Repeat the data word for word. Do not include the pictures.

## Dataset excerpt
— Begin —

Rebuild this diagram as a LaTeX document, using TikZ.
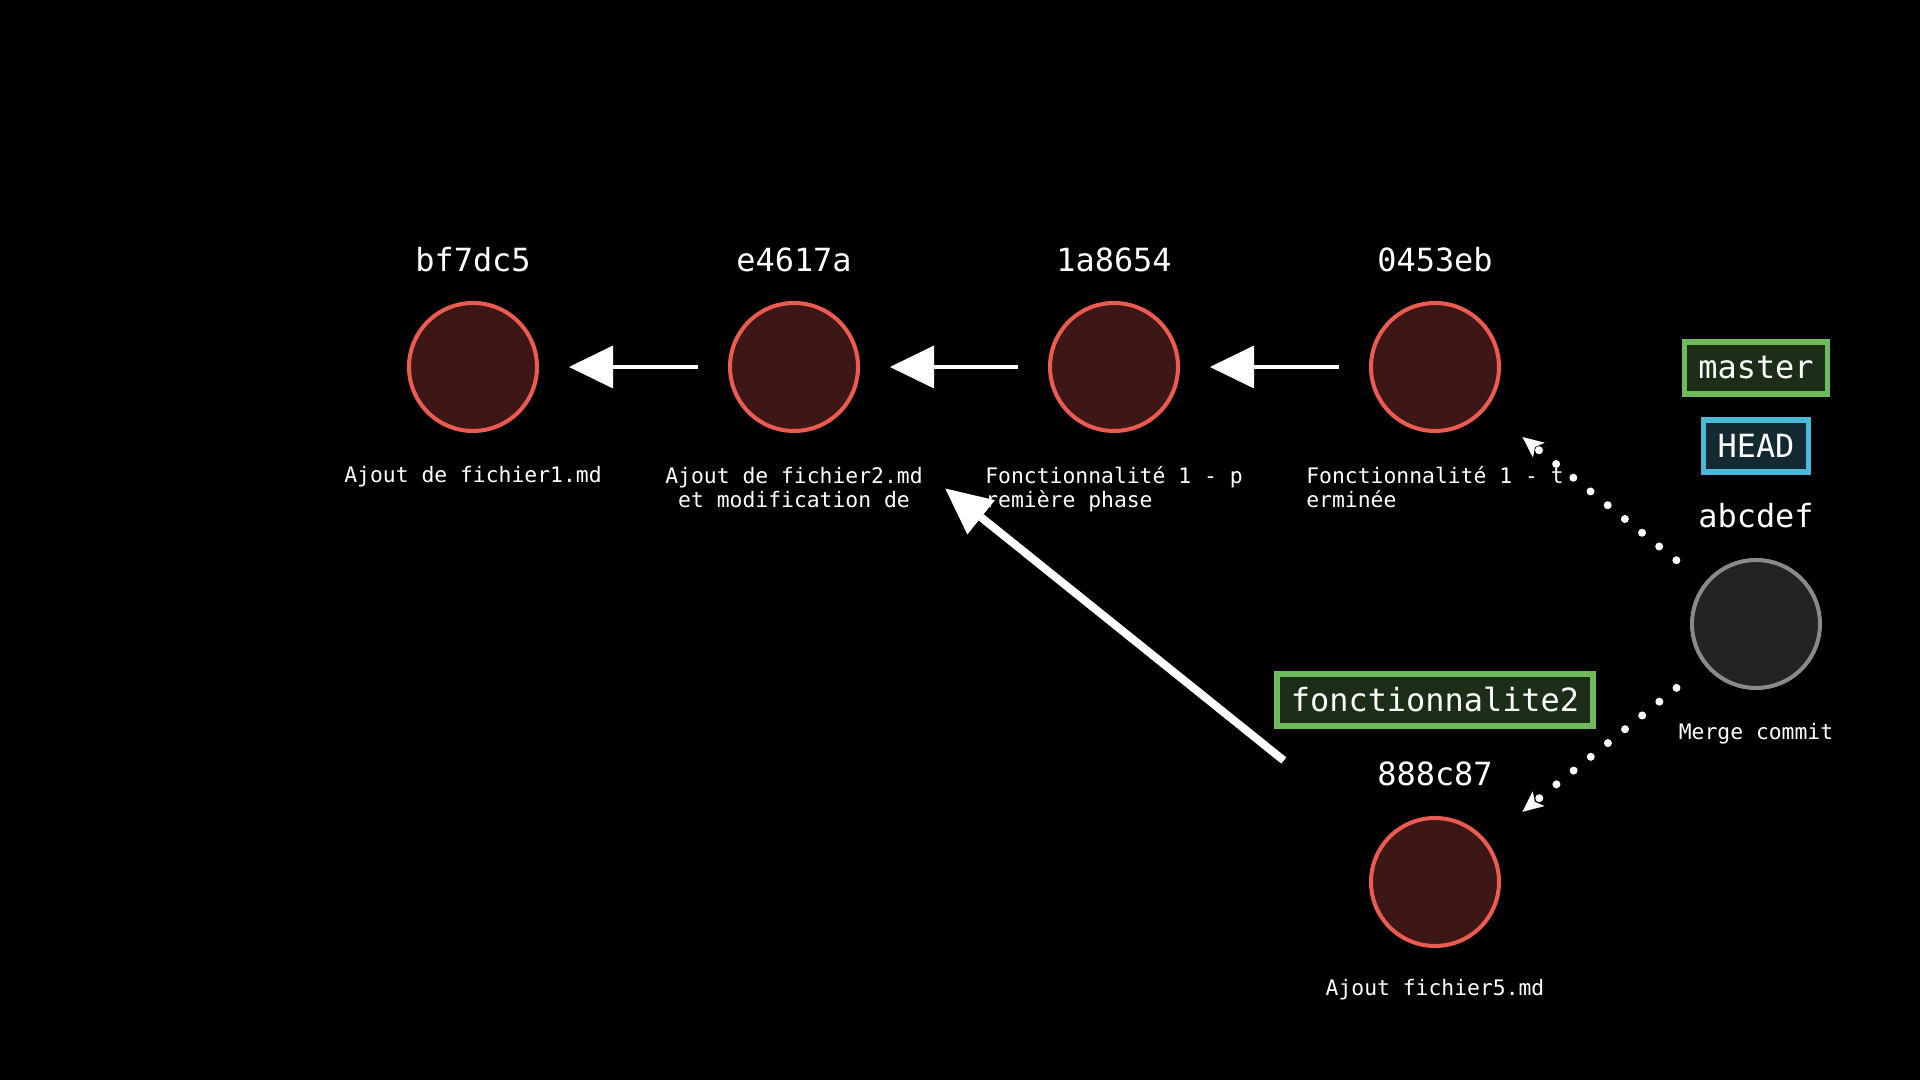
\documentclass[tikz,border=0pt]{standalone}
\usepackage{fontspec}
\setmainfont{DejaVu Sans Mono}
\usetikzlibrary{arrows.meta}
\definecolor{CommitRed}{HTML}{EC5B50}
\definecolor{CommitFill}{HTML}{3D1616}
\definecolor{MergeGray}{HTML}{8A8A8A}
\definecolor{MergeFill}{HTML}{232323}
\definecolor{BranchGreen}{HTML}{6FBA5A}
\definecolor{BranchFill}{HTML}{1C2E18}
\definecolor{HeadBlue}{HTML}{4CB8D6}
\definecolor{HeadFill}{HTML}{142A33}

\begin{document}
\begin{tikzpicture}[
  commit/.style={circle, draw=CommitRed, fill=CommitFill, line width=1.15pt, minimum size=1.28cm, inner sep=0pt},
  mergecommit/.style={commit, draw=MergeGray, fill=MergeFill},
  sha/.style={text=white, anchor=base, inner sep=0pt, font=\fontsize{9.08}{11}\selectfont},
  msg/.style={text=white, anchor=base, inner sep=0pt, font=\fontsize{6.08}{6.95}\selectfont},
  branch/.style={draw=BranchGreen, fill=BranchFill, line width=1.5pt, text=white, inner xsep=0.14cm, inner ysep=0pt, minimum height=0.52cm, font=\fontsize{9.08}{11}\selectfont},
  headref/.style={branch, draw=HeadBlue, fill=HeadFill},
  parentarrow/.style={-{Triangle[length=0.44cm, width=0.43cm, line width=0pt]}, white, line width=1.14pt, shorten <=0.30cm, shorten >=0.30cm},
  mergearrow/.style={-{Triangle[length=0.46cm, width=0.44cm, line width=0pt]}, white, line width=2.28pt, shorten <=1.28cm, shorten >=1.28cm},
  mergedots/.style={-{Stealth[length=0.21cm, width=0.19cm, inset=0.05cm, line width=0pt]}, white, line width=0.08cm, line cap=round, dash pattern=on 0pt off 0.22cm, shorten <=0.36cm, shorten >=0.46cm}]
\fill[black] (0,0) rectangle (19.2,10.8);
\node[commit] (c1) at (4.73,7.13) {};
\node[commit] (c2) at (7.94,7.13) {};
\node[commit] (c3) at (11.14,7.13) {};
\node[commit] (c4) at (14.35,7.13) {};
\node[commit] (c5) at (14.35,1.98) {};
\node[mergecommit] (m) at (17.56,4.56) {};
\node[sha] (s1) at (4.73,8.08) {bf7dc5};
\node[sha] (s2) at (7.94,8.08) {e4617a};
\node[sha] (s3) at (11.14,8.08) {1a8654};
\node[sha] (s4) at (14.35,8.08) {0453eb};
\node[sha] (s5) at (14.35,2.94) {888c87};
\node[sha] (sm) at (17.56,5.52) {abcdef};
\node[msg] (t1) at (4.73,5.97) {Ajout de fichier1.md};
\node[msg, align=center] (t2) at (7.94,5.725) {Ajout de fichier2.md\\et modification de};
\node[msg, align=left] (t3) at (11.14,5.725) {Fonctionnalité 1 - p\\remière phase};
\node[msg, align=left] (t4) at (14.35,5.725) {Fonctionnalité 1 - t\\erminée};
\node[msg] (t5) at (14.35,0.84) {Ajout fichier5.md};
\node[msg] (tm) at (17.56,3.40) {Merge commit};
\node[branch] (master) at (17.56,7.12) {master};
\node[headref] (head) at (17.56,6.34) {HEAD};
\node[branch] (feat) at (14.35,3.80) {fonctionnalite2};
\draw[parentarrow] (c2) -- (c1);
\draw[parentarrow] (c3) -- (c2);
\draw[parentarrow] (c4) -- (c3);
\draw[mergearrow] (c5) -- (c2);
\draw[mergedots] (m) -- (c4);
\draw[mergedots] (m) -- (c5);
\end{tikzpicture}
\end{document}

— End —

## Task output
Rebuild this diagram as a LaTeX document, using TikZ.
\documentclass[tikz,border=0pt]{standalone}
\usepackage{fontspec}
\setmainfont{DejaVu Sans Mono}
\usetikzlibrary{arrows.meta}
\definecolor{CommitRed}{HTML}{EC5B50}
\definecolor{CommitFill}{HTML}{3D1616}
\definecolor{MergeGray}{HTML}{8A8A8A}
\definecolor{MergeFill}{HTML}{232323}
\definecolor{BranchGreen}{HTML}{6FBA5A}
\definecolor{BranchFill}{HTML}{1C2E18}
\definecolor{HeadBlue}{HTML}{4CB8D6}
\definecolor{HeadFill}{HTML}{142A33}

\begin{document}
\begin{tikzpicture}[
  commit/.style={circle, draw=CommitRed, fill=CommitFill, line width=1.15pt, minimum size=1.28cm, inner sep=0pt},
  mergecommit/.style={commit, draw=MergeGray, fill=MergeFill},
  sha/.style={text=white, anchor=base, inner sep=0pt, font=\fontsize{9.08}{11}\selectfont},
  msg/.style={text=white, anchor=base, inner sep=0pt, font=\fontsize{6.08}{6.95}\selectfont},
  branch/.style={draw=BranchGreen, fill=BranchFill, line width=1.5pt, text=white, inner xsep=0.14cm, inner ysep=0pt, minimum height=0.52cm, font=\fontsize{9.08}{11}\selectfont},
  headref/.style={branch, draw=HeadBlue, fill=HeadFill},
  parentarrow/.style={-{Triangle[length=0.44cm, width=0.43cm, line width=0pt]}, white, line width=1.14pt, shorten <=0.30cm, shorten >=0.30cm},
  mergearrow/.style={-{Triangle[length=0.46cm, width=0.44cm, line width=0pt]}, white, line width=2.28pt, shorten <=1.28cm, shorten >=1.28cm},
  mergedots/.style={-{Stealth[length=0.21cm, width=0.19cm, inset=0.05cm, line width=0pt]}, white, line width=0.08cm, line cap=round, dash pattern=on 0pt off 0.22cm, shorten <=0.36cm, shorten >=0.46cm}]
\fill[black] (0,0) rectangle (19.2,10.8);
\node[commit] (c1) at (4.73,7.13) {};
\node[commit] (c2) at (7.94,7.13) {};
\node[commit] (c3) at (11.14,7.13) {};
\node[commit] (c4) at (14.35,7.13) {};
\node[commit] (c5) at (14.35,1.98) {};
\node[mergecommit] (m) at (17.56,4.56) {};
\node[sha] (s1) at (4.73,8.08) {bf7dc5};
\node[sha] (s2) at (7.94,8.08) {e4617a};
\node[sha] (s3) at (11.14,8.08) {1a8654};
\node[sha] (s4) at (14.35,8.08) {0453eb};
\node[sha] (s5) at (14.35,2.94) {888c87};
\node[sha] (sm) at (17.56,5.52) {abcdef};
\node[msg] (t1) at (4.73,5.97) {Ajout de fichier1.md};
\node[msg, align=center] (t2) at (7.94,5.725) {Ajout de fichier2.md\\et modification de};
\node[msg, align=left] (t3) at (11.14,5.725) {Fonctionnalité 1 - p\\remière phase};
\node[msg, align=left] (t4) at (14.35,5.725) {Fonctionnalité 1 - t\\erminée};
\node[msg] (t5) at (14.35,0.84) {Ajout fichier5.md};
\node[msg] (tm) at (17.56,3.40) {Merge commit};
\node[branch] (master) at (17.56,7.12) {master};
\node[headref] (head) at (17.56,6.34) {HEAD};
\node[branch] (feat) at (14.35,3.80) {fonctionnalite2};
\draw[parentarrow] (c2) -- (c1);
\draw[parentarrow] (c3) -- (c2);
\draw[parentarrow] (c4) -- (c3);
\draw[mergearrow] (c5) -- (c2);
\draw[mergedots] (m) -- (c4);
\draw[mergedots] (m) -- (c5);
\end{tikzpicture}
\end{document}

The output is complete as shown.